De valutamarkt wordt dit jaar gekenmerkt door enorme koersuitslagen waarbij de Amerikaanse dollar tot op heden als grote winnaar uit de bus komt.
De FX-interventie ter ondersteuning van de JPY door de Bank of Japan (BoJ) vorige week heeft daar weinig aan veranderd. Hoewel USDJPY kortstondig dipte van 145,70 naar 140,60 (maar binnen mum van tijd ook weer terugveerde naar boven de 144), heeft de Japanse munt sinds begin januari al ruim een kwart aan waarde ingeleverd ten opzichte van de greenback door een hawkish Fed enerzijds en het nog altijd zeer verruimende monetaire beleid dat de BoJ voert anderzijds.
De scherpe daling van het Britse pond afgelopen vrijdag (met ook nog eens een flashcrash van maar liefst 500 pips in de nacht van zondag op maandag) hielp de dollarindex (DXY) – die de waarde van de dollar meet ten opzichte van een mandje van andere munten (van de belangrijkste Amerikaanse handelspartners) – verder naar het hoogste punt sinds twee decennia.

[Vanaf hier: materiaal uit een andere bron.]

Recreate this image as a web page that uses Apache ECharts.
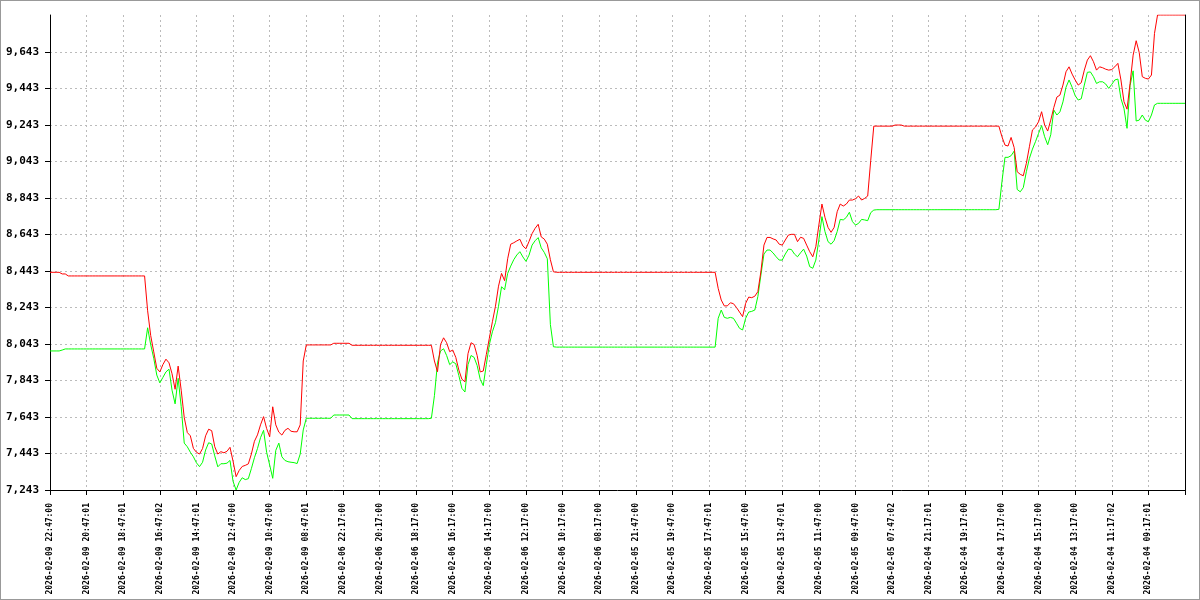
<!DOCTYPE html>
<html><head><meta charset="utf-8">
<script src="https://cdn.jsdelivr.net/npm/echarts@6/dist/echarts.min.js"></script>
<style>
html,body{margin:0;padding:0;background:#fff;}
#wrap{position:relative;width:1200px;height:600px;}
#chart{width:1200px;height:600px;}
#frame{position:absolute;left:0;top:0;width:1200px;height:600px;box-sizing:border-box;border:1px solid #999;pointer-events:none;}
</style></head><body>
<div id="wrap"><div id="chart"></div><div id="frame"></div></div>
<script>
const TICK_LABELS = [
'2026-02-09 22:47:00','2026-02-09 20:47:01','2026-02-09 18:47:01','2026-02-09 16:47:02','2026-02-09 14:47:01','2026-02-09 12:47:00','2026-02-09 10:47:00','2026-02-09 08:47:01',
'2026-02-06 22:17:00','2026-02-06 20:17:00','2026-02-06 18:17:00','2026-02-06 16:17:00','2026-02-06 14:17:00','2026-02-06 12:17:00','2026-02-06 10:17:00','2026-02-06 08:17:00',
'2026-02-05 21:47:00','2026-02-05 19:47:00','2026-02-05 17:47:01','2026-02-05 15:47:00','2026-02-05 13:47:01','2026-02-05 11:47:00','2026-02-05 09:47:00','2026-02-05 07:47:02',
'2026-02-04 21:17:01','2026-02-04 19:17:00','2026-02-04 17:17:00','2026-02-04 15:17:00','2026-02-04 13:17:00','2026-02-04 11:17:02','2026-02-04 09:17:01'
];
const Y_TICKS = [7.243,7.443,7.643,7.843,8.043,8.243,8.443,8.643,8.843,9.043,9.243,9.443,9.643];
const Y_MIN = 7.243;
const Y_MAX = 9.846;
const POINTS_PER_LABEL = 12;

const RED = [
// 0-9
8.436,8.436,8.436,8.436,8.427,8.427,8.416,8.416,8.416,8.416,
// 10-19
8.416,8.416,8.416,8.416,8.416,8.416,8.416,8.416,8.416,8.416,
// 20-29
8.416,8.416,8.416,8.416,8.416,8.416,8.416,8.416,8.416,8.416,
// 30-39
8.416,8.416,8.225,8.090,8.000,7.910,7.890,7.930,7.960,7.940,
// 40-49
7.880,7.795,7.922,7.790,7.640,7.558,7.540,7.471,7.450,7.440,
// 50-59
7.470,7.540,7.576,7.568,7.480,7.440,7.453,7.447,7.455,7.477,
// 60-69
7.400,7.316,7.350,7.372,7.378,7.386,7.440,7.510,7.545,7.600,
// 70-79
7.645,7.580,7.535,7.699,7.600,7.560,7.544,7.570,7.581,7.565,
// 80-89
7.562,7.562,7.600,7.950,8.038,8.038,8.038,8.038,8.038,8.038,
// 90-99
8.038,8.038,8.038,8.047,8.047,8.047,8.047,8.047,8.047,8.036,
// 100-109
8.036,8.036,8.036,8.036,8.036,8.036,8.036,8.036,8.036,8.036,
// 110-119
8.036,8.036,8.036,8.036,8.036,8.036,8.036,8.036,8.036,8.036,
// 120-129
8.036,8.036,8.036,8.036,8.036,8.036,7.950,7.891,8.040,8.077,
// 130-139
8.050,8.001,8.010,7.970,7.900,7.850,7.836,7.990,8.050,8.040,
// 140-149
7.980,7.890,7.895,7.985,8.075,8.165,8.250,8.360,8.430,8.390,
// 150-159
8.510,8.590,8.598,8.608,8.617,8.580,8.565,8.605,8.648,8.677,
// 160-169
8.699,8.630,8.618,8.590,8.505,8.439,8.436,8.436,8.436,8.436,
// 170-179
8.436,8.436,8.436,8.436,8.436,8.436,8.436,8.436,8.436,8.436,
// 180-189
8.436,8.436,8.436,8.436,8.436,8.436,8.436,8.436,8.436,8.436,
// 190-199
8.436,8.436,8.436,8.436,8.436,8.436,8.436,8.436,8.436,8.436,
// 200-209
8.436,8.436,8.436,8.436,8.436,8.436,8.436,8.436,8.436,8.436,
// 210-219
8.436,8.436,8.436,8.436,8.436,8.436,8.436,8.436,8.436,8.348,
// 220-229
8.284,8.252,8.252,8.269,8.264,8.243,8.218,8.193,8.266,8.300,
// 230-239
8.297,8.305,8.330,8.440,8.585,8.627,8.627,8.619,8.613,8.590,
// 240-249
8.585,8.613,8.640,8.644,8.644,8.604,8.628,8.622,8.585,8.549,
// 250-259
8.521,8.576,8.695,8.810,8.737,8.682,8.655,8.682,8.768,8.810,
// 260-269
8.799,8.810,8.832,8.832,8.839,8.854,8.832,8.841,8.854,9.050,
// 270-279
9.237,9.237,9.237,9.237,9.237,9.237,9.237,9.243,9.243,9.243,
// 280-289
9.237,9.237,9.237,9.237,9.237,9.237,9.237,9.237,9.237,9.237,
// 290-299
9.237,9.237,9.237,9.237,9.237,9.237,9.237,9.237,9.237,9.237,
// 300-309
9.237,9.237,9.237,9.237,9.237,9.237,9.237,9.237,9.237,9.237,
// 310-319
9.237,9.237,9.179,9.133,9.128,9.175,9.120,8.987,8.973,8.965,
// 320-329
9.033,9.124,9.216,9.232,9.261,9.316,9.243,9.210,9.270,9.339,
// 330-339
9.396,9.407,9.462,9.535,9.562,9.522,9.490,9.462,9.475,9.544,
// 340-349
9.599,9.623,9.590,9.544,9.562,9.557,9.549,9.544,9.547,9.562,
// 350-359
9.581,9.490,9.371,9.330,9.471,9.626,9.705,9.640,9.508,9.499,
// 360-369
9.495,9.517,9.745,9.846,9.846,9.846,9.846,9.846,9.846,9.846,
// 370-372
9.846,9.846,9.846
];

const GREEN = [
// 0-9
8.005,8.005,8.005,8.005,8.010,8.016,8.016,8.016,8.016,8.016,
// 10-19
8.016,8.016,8.016,8.016,8.016,8.016,8.016,8.016,8.016,8.016,
// 20-29
8.016,8.016,8.016,8.016,8.016,8.016,8.016,8.016,8.016,8.016,
// 30-39
8.016,8.016,8.132,8.040,7.965,7.873,7.830,7.860,7.890,7.905,
// 40-49
7.790,7.715,7.855,7.700,7.500,7.480,7.450,7.425,7.392,7.371,
// 50-59
7.395,7.462,7.502,7.495,7.430,7.370,7.387,7.387,7.390,7.405,
// 60-69
7.290,7.243,7.285,7.310,7.300,7.305,7.360,7.420,7.470,7.530,
// 70-79
7.570,7.450,7.380,7.307,7.460,7.500,7.425,7.405,7.398,7.395,
// 80-89
7.393,7.388,7.440,7.572,7.636,7.636,7.636,7.636,7.636,7.636,
// 90-99
7.636,7.636,7.636,7.654,7.654,7.654,7.654,7.654,7.654,7.634,
// 100-109
7.634,7.634,7.634,7.634,7.634,7.634,7.634,7.634,7.634,7.634,
// 110-119
7.634,7.634,7.634,7.634,7.634,7.634,7.634,7.634,7.634,7.634,
// 120-129
7.634,7.634,7.634,7.634,7.634,7.636,7.760,7.940,8.005,8.017,
// 130-139
7.980,7.930,7.945,7.935,7.870,7.800,7.780,7.930,7.980,7.970,
// 140-149
7.925,7.850,7.815,7.930,8.040,8.110,8.160,8.250,8.357,8.340,
// 150-159
8.430,8.470,8.505,8.531,8.549,8.520,8.496,8.530,8.585,8.609,
// 160-169
8.626,8.570,8.545,8.510,8.150,8.028,8.026,8.026,8.026,8.026,
// 170-179
8.026,8.026,8.026,8.026,8.026,8.026,8.026,8.026,8.026,8.026,
// 180-189
8.026,8.026,8.026,8.026,8.026,8.026,8.026,8.026,8.026,8.026,
// 190-199
8.026,8.026,8.026,8.026,8.026,8.026,8.026,8.026,8.026,8.026,
// 200-209
8.026,8.026,8.026,8.026,8.026,8.026,8.026,8.026,8.026,8.026,
// 210-219
8.026,8.026,8.026,8.026,8.026,8.026,8.026,8.026,8.026,8.184,
// 220-229
8.229,8.189,8.184,8.189,8.184,8.157,8.129,8.120,8.184,8.218,
// 230-239
8.222,8.229,8.303,8.421,8.536,8.558,8.558,8.542,8.521,8.503,
// 240-249
8.503,8.536,8.563,8.561,8.536,8.521,8.543,8.563,8.525,8.467,
// 250-259
8.458,8.503,8.613,8.741,8.659,8.604,8.590,8.610,8.659,8.726,
// 260-269
8.723,8.737,8.765,8.714,8.695,8.704,8.726,8.723,8.719,8.763,
// 270-279
8.777,8.779,8.779,8.779,8.779,8.779,8.779,8.779,8.779,8.779,
// 280-289
8.779,8.779,8.779,8.779,8.779,8.779,8.779,8.779,8.779,8.779,
// 290-299
8.779,8.779,8.779,8.779,8.779,8.779,8.779,8.779,8.779,8.779,
// 300-309
8.779,8.779,8.779,8.779,8.779,8.779,8.779,8.779,8.779,8.779,
// 310-319
8.779,8.781,8.932,9.066,9.066,9.075,9.100,8.890,8.877,8.900,
// 320-329
8.987,9.060,9.111,9.152,9.197,9.240,9.179,9.135,9.190,9.325,
// 330-339
9.298,9.315,9.370,9.450,9.490,9.450,9.404,9.380,9.387,9.462,
// 340-349
9.532,9.534,9.508,9.471,9.480,9.480,9.468,9.444,9.466,9.490,
// 350-359
9.495,9.389,9.334,9.225,9.460,9.540,9.265,9.270,9.298,9.270,
// 360-369
9.261,9.298,9.353,9.362,9.362,9.362,9.362,9.362,9.362,9.362,
// 370-372
9.362,9.362,9.362
];

const CATEGORIES = RED.map((_, i) => {
  const k = i / POINTS_PER_LABEL;
  return (i % POINTS_PER_LABEL === 0 && k < TICK_LABELS.length) ? TICK_LABELS[k] : 'p' + i;
});
const isLabelIndex = (i) => i % POINTS_PER_LABEL === 0 && i / POINTS_PER_LABEL < TICK_LABELS.length;

const gridLine = {color: '#bbbbbb', width: 1, type: [2, 3]};
const chart = echarts.init(document.getElementById('chart'), null, {renderer: 'canvas'});
chart.setOption({
  animation: false,
  backgroundColor: '#ffffff',
  grid: {left: 50, right: 15, top: 15, bottom: 110, containLabel: false},
  xAxis: {
    type: 'category', data: CATEGORIES, boundaryGap: false,
    axisLine: {show: true, onZero: false, lineStyle: {color: '#000', width: 1}},
    axisTick: {show: true, interval: POINTS_PER_LABEL - 1, length: 5, lineStyle: {color: '#000'}},
    axisLabel: {interval: (i) => isLabelIndex(i), rotate: 90, margin: 13, fontFamily: 'DejaVu Sans Mono', fontSize: 8, fontWeight: 'bold', color: '#000'},
    splitLine: {show: true, interval: (i) => isLabelIndex(i), lineStyle: gridLine}
  },
  yAxis: [{
    type: 'value', min: Y_MIN, max: Y_MAX, position: 'left',
    axisLine: {show: true, lineStyle: {color: '#000', width: 1}},
    axisTick: {show: true, length: 5, customValues: Y_TICKS, lineStyle: {color: '#000'}},
    axisLabel: {customValues: Y_TICKS, margin: 11, formatter: v => v.toFixed(3).replace('.', ','), fontFamily: 'DejaVu Sans Mono', fontSize: 11, fontWeight: 'bold', color: '#000'},
    splitLine: {show: true, lineStyle: gridLine}
  }, {
    type: 'value', min: Y_MIN, max: Y_MAX, position: 'right',
    axisLine: {show: true, lineStyle: {color: '#000', width: 1}},
    axisTick: {show: false}, axisLabel: {show: false}, splitLine: {show: false}
  }],
  series: [
    {type: 'line', data: GREEN, symbol: 'none', lineStyle: {color: '#00ff00', width: 1}, itemStyle: {color: '#00ff00'}},
    {type: 'line', data: RED, symbol: 'none', lineStyle: {color: '#ff0000', width: 1}, itemStyle: {color: '#ff0000'}}
  ]
});
</script>
</body></html>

Dat het pond zo onder vuur kwam te liggen had alles te maken met de aangekondigde belastingverlagingen door de nieuwe Britse minister van Financiën Kwasi Kwarteng.

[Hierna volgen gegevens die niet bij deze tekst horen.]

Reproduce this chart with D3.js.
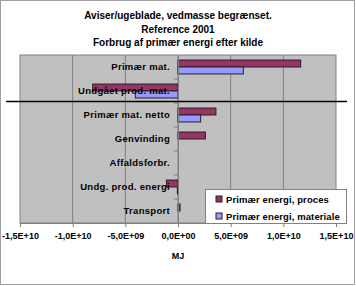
<!DOCTYPE html>
<html>
<head>
<meta charset="utf-8">
<script src="https://cdn.jsdelivr.net/npm/d3@7"></script>
<style>
  body { margin: 0; background: #fff; }
  text { font-family: Arial, "Liberation Sans", sans-serif; font-weight: bold; }
</style>
</head>
<body>
<div id="chart"></div>
<script>
var titleLines = ["Aviser/ugeblade, vedmasse begrænset.", "Reference 2001", "Forbrug af primær energi efter kilde"];
var categories = ["Primær mat.", "Undgået prod. mat.", "Primær mat. netto", "Genvinding", "Affaldsforbr.", "Undg. prod. energi", "Transport"];
var seriesNames = ["Primær energi, proces", "Primær energi, materiale"];
var proces = [1.165e10, -8.1e9, 3.6e9, 2.6e9, 0, -1.1e9, 2e8];
var materiale = [6.2e9, -4.05e9, 2.15e9, 0, 0, -6e7, 0];
var xTicks = [-1.5e10, -1e10, -5e9, 0, 5e9, 1e10, 1.5e10];
var xTickLabels = ["-1,5E+10", "-1,0E+10", "-5,0E+09", "0,0E+00", "5,0E+09", "1,0E+10", "1,5E+10"];
var colors = ["#993366", "#9999FF"];

var W = 356, H = 286;
var margin = {top: 55, right: 20, bottom: 63, left: 20};
var width = W - margin.left - margin.right,
    height = H - margin.top - margin.bottom;

var svg = d3.select("#chart").append("svg")
    .attr("width", W).attr("height", H);

// outer frame
svg.append("rect")
    .attr("x", 0.5).attr("y", 0.5)
    .attr("width", W - 2).attr("height", H - 2)
    .attr("fill", "#fff").attr("stroke", "#a0a0a0");

svg.selectAll(".title")
  .data(titleLines)
  .enter().append("text")
    .attr("x", 178).attr("y", function(d, i) { return 19 + i * 13.5; })
    .attr("text-anchor", "middle")
    .style("font-size", "10px")
    .text(function(d) { return d; });

var g = svg.append("g")
    .attr("transform", "translate(" + margin.left + "," + margin.top + ")");

var x = d3.scaleLinear().domain([-1.5e10, 1.5e10]).range([0, width]);
var y = d3.scaleBand().domain(categories).range([0, height]);

g.append("rect")
    .attr("width", width).attr("height", height)
    .attr("fill", "#c0c0c0");

// vertical gridlines
g.selectAll(".grid")
  .data(xTicks.slice(1, -1))
  .enter().append("line")
    .attr("x1", function(d) { return x(d); })
    .attr("x2", function(d) { return x(d); })
    .attr("y1", 0).attr("y2", height)
    .attr("stroke", "#808080").attr("stroke-width", 1);

g.append("rect")
    .attr("width", width).attr("height", height)
    .attr("fill", "none").attr("stroke", "#808080");

// x axis
var xAxis = g.append("g")
    .attr("transform", "translate(0," + height + ")")
    .call(d3.axisBottom(x).tickValues(xTicks)
      .tickFormat(function(d, i) { return xTickLabels[i]; })
      .tickSize(4).tickPadding(6));
xAxis.select(".domain").attr("stroke", "#808080");
xAxis.selectAll(".tick line").attr("stroke", "#808080");
xAxis.selectAll("text")
    .style("font-size", "9px").style("font-family", "Arial, 'Liberation Sans', sans-serif")
    .style("font-weight", "bold").attr("fill", "#000");

g.append("text")
    .attr("x", x(0)).attr("y", height + 36)
    .attr("text-anchor", "middle")
    .style("font-size", "9px")
    .text("MJ");

// bars
var barH = y.bandwidth() * 0.29;
var offset = y.bandwidth() / 2 - barH;
[proces, materiale].forEach(function(vals, s) {
  g.selectAll(".bar" + s)
    .data(vals)
    .enter().append("rect")
      .attr("x", function(d) { return x(Math.min(0, d)); })
      .attr("y", function(d, i) { return y(categories[i]) + offset + s * barH; })
      .attr("width", function(d) { return Math.abs(x(d) - x(0)); })
      .attr("height", barH)
      .attr("fill", colors[s])
      .attr("stroke", "#222")
      .attr("stroke-width", 1)
      .style("display", function(d) { return d === 0 ? "none" : null; });
});

// category axis at zero
var yAxis = g.append("g")
    .attr("transform", "translate(" + x(0) + ",0)")
    .call(d3.axisLeft(y).tickSize(0).tickPadding(8));
yAxis.select(".domain").attr("stroke", "#808080");
yAxis.selectAll("text")
    .style("font-size", "9.5px").style("font-family", "Arial, 'Liberation Sans', sans-serif")
    .style("letter-spacing", "0.3px")
    .style("font-weight", "bold").attr("fill", "#000");
g.selectAll(".ytick")
  .data(categories.slice(1))
  .enter().append("line")
    .attr("x1", x(0) - 4).attr("x2", x(0))
    .attr("y1", function(d) { return y(d); })
    .attr("y2", function(d) { return y(d); })
    .attr("stroke", "#808080");

// separator line
svg.append("line")
    .attr("x1", 6).attr("x2", 347)
    .attr("y1", margin.top + y(categories[2]) - 1.5)
    .attr("y2", margin.top + y(categories[2]) - 1.5)
    .attr("stroke", "#000").attr("stroke-width", 1.5);

// legend
var leg = svg.append("g").attr("transform", "translate(205,189)");
leg.append("rect")
    .attr("x", 0.5).attr("y", 0.5)
    .attr("width", 141).attr("height", 34)
    .attr("fill", "#fff").attr("stroke", "#808080");
seriesNames.forEach(function(name, i) {
  leg.append("rect")
      .attr("x", 11).attr("y", 7 + i * 17)
      .attr("width", 6).attr("height", 6)
      .attr("fill", colors[i]).attr("stroke", "#222");
  leg.append("text")
      .attr("x", 21).attr("y", 13.5 + i * 17)
      .style("font-size", "9.5px")
      .style("letter-spacing", "0.1px")
      .text(name);
});
</script>
</body>
</html>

Ook de Europese gemeenschappelijke munt, de euro, bereikte afgelopen maandag een nieuw dieptepunt in 20 jaar ten opzichte van de dollar. Europa heeft door de geografische ligging sowieso meer te lijden onder de oorlog in Oekraïne dan de VS. Specifiek is men bang dat de veroorzaakte energiecrisis mogelijk tot een lange en diepe recessie in de Eurozone kan leiden.